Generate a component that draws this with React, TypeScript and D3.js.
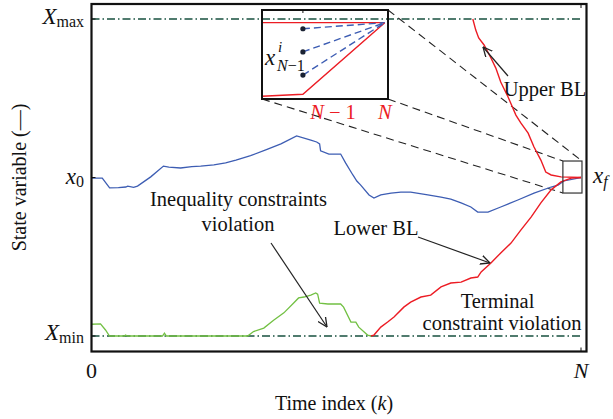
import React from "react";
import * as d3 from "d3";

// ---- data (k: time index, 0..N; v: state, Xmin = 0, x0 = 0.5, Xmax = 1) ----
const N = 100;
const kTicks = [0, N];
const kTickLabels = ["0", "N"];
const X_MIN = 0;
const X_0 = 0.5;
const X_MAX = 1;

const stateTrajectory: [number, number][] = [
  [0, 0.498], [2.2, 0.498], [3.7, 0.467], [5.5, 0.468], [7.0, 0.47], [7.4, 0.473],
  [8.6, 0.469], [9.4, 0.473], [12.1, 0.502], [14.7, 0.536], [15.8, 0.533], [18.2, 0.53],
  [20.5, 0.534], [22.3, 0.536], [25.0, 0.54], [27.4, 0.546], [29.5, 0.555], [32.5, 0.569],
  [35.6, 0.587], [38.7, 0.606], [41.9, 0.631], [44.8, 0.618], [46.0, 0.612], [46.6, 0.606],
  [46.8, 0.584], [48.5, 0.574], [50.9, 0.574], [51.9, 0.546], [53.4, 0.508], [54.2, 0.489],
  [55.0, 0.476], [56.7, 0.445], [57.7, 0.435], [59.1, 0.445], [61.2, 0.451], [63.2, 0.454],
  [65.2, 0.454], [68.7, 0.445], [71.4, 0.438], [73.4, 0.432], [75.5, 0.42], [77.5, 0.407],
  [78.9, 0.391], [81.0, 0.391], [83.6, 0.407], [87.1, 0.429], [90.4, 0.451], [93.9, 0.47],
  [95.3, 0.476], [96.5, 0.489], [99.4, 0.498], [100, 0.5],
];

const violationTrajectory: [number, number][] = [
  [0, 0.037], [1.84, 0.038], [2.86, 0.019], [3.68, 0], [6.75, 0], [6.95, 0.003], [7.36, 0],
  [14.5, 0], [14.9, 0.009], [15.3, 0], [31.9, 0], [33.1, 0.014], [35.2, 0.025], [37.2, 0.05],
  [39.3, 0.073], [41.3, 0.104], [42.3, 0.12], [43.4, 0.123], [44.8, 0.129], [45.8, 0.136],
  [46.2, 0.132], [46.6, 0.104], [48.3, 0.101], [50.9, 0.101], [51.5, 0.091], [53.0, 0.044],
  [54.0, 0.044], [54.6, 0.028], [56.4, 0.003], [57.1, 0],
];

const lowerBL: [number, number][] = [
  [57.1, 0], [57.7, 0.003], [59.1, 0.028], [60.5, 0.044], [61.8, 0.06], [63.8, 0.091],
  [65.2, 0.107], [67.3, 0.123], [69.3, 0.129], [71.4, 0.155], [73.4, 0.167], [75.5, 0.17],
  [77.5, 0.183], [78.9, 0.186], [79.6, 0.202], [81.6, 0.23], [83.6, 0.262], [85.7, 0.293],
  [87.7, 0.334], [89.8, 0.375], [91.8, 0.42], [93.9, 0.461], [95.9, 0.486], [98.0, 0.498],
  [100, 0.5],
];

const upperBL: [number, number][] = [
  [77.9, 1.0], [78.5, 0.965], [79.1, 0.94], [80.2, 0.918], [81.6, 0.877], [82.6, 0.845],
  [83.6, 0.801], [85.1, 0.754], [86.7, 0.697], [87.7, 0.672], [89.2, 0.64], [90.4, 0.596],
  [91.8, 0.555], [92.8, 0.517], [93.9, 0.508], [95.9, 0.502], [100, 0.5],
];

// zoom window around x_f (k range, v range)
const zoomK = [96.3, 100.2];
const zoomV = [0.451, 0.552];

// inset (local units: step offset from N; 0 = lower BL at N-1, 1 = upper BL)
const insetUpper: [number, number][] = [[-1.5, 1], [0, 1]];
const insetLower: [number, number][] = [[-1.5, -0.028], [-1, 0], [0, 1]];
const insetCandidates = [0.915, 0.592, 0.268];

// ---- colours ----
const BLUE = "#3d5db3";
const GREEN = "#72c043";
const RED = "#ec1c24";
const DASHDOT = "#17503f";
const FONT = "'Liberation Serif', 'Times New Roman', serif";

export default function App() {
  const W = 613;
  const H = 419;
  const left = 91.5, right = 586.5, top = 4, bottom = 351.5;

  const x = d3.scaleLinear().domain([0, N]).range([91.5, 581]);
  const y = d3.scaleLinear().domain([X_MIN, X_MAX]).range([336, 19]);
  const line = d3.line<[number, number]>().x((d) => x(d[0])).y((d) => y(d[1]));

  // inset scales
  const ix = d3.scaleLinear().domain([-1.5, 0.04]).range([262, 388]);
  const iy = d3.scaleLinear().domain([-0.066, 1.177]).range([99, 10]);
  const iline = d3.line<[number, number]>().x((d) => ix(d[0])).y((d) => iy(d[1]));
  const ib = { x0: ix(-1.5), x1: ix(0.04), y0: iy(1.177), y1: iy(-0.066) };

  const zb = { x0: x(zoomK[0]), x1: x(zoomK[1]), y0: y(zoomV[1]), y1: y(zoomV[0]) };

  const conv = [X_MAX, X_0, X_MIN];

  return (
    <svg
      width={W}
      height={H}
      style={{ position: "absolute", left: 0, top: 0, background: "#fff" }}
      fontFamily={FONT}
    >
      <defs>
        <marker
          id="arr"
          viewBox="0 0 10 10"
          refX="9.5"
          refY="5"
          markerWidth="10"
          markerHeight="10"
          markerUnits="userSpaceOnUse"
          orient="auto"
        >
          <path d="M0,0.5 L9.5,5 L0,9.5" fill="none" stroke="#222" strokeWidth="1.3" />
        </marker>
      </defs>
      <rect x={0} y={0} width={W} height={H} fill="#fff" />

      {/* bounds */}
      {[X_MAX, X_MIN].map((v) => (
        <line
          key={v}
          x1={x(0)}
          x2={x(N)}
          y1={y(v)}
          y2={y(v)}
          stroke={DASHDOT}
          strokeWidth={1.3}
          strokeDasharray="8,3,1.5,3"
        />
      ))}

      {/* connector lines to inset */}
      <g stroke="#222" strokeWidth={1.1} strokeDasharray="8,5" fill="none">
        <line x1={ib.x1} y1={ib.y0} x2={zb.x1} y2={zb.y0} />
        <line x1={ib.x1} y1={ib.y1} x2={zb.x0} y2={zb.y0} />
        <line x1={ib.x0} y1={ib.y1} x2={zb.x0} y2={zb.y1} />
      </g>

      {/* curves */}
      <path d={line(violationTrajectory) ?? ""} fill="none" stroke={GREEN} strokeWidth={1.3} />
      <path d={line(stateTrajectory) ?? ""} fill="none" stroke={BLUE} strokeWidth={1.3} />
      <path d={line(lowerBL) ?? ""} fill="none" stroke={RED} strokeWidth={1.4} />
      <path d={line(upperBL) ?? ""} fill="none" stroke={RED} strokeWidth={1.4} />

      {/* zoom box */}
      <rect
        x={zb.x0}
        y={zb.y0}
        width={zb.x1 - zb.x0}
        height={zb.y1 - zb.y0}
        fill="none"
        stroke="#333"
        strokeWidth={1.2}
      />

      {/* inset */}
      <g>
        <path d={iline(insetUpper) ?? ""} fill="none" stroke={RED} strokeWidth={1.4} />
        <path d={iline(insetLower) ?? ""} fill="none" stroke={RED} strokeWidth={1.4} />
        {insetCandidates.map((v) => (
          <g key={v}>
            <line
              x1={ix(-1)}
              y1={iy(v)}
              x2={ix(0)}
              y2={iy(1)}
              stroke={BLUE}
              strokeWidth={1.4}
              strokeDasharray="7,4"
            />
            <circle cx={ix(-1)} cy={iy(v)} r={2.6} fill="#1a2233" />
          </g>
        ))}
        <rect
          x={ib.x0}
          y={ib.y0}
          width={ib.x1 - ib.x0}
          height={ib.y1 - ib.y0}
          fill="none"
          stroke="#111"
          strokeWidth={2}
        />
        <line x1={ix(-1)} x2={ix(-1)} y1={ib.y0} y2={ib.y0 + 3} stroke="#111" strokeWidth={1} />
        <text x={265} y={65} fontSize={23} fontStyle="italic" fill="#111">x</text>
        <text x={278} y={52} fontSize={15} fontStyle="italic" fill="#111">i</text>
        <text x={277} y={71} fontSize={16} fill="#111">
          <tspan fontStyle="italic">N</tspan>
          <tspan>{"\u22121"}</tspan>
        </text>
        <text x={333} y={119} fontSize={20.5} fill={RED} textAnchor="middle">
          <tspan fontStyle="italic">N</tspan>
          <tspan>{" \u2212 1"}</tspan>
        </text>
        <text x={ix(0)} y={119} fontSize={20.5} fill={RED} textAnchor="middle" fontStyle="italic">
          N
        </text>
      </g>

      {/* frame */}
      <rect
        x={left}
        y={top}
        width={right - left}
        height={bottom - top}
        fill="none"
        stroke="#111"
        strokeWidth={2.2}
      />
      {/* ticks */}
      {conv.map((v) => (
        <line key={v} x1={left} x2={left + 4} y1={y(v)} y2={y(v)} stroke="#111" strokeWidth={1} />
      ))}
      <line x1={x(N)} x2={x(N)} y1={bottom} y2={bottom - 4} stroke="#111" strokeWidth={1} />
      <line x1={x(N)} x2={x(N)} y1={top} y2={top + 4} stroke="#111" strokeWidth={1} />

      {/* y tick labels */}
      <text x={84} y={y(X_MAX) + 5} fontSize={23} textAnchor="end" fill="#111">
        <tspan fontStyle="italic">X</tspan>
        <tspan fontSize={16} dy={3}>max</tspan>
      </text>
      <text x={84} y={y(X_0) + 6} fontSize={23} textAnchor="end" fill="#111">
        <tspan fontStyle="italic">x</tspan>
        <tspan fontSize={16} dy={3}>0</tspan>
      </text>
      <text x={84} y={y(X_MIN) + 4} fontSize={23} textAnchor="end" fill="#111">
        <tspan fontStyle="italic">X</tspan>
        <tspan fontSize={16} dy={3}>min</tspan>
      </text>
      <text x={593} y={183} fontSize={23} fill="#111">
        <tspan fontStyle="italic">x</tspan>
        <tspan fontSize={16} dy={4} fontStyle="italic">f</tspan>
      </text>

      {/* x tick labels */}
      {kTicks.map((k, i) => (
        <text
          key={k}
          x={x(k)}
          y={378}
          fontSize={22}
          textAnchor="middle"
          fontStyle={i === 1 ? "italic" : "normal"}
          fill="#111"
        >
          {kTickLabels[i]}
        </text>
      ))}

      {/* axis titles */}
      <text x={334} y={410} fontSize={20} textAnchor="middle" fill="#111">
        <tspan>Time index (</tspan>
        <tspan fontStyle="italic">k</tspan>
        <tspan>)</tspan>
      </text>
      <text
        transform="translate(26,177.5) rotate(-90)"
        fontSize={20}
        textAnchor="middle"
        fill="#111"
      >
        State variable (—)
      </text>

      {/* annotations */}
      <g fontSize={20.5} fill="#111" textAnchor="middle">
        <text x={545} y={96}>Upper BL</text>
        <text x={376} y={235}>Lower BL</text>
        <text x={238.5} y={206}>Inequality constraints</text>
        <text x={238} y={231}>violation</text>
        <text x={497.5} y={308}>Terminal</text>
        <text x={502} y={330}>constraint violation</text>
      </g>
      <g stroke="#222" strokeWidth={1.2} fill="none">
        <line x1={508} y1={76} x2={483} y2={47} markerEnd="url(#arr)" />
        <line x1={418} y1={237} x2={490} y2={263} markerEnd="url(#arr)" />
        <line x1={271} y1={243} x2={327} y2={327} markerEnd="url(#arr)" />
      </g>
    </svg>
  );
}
☆ ☆ ☆ ☆ ☆
● Your objective
Starting at the top of the listing above, reproduce each line up to and including the one with "import * as"; omit the pictures.

● Solution
Generate a component that draws this with React, TypeScript and D3.js.
import React from "react";
import * as d3 from "d3";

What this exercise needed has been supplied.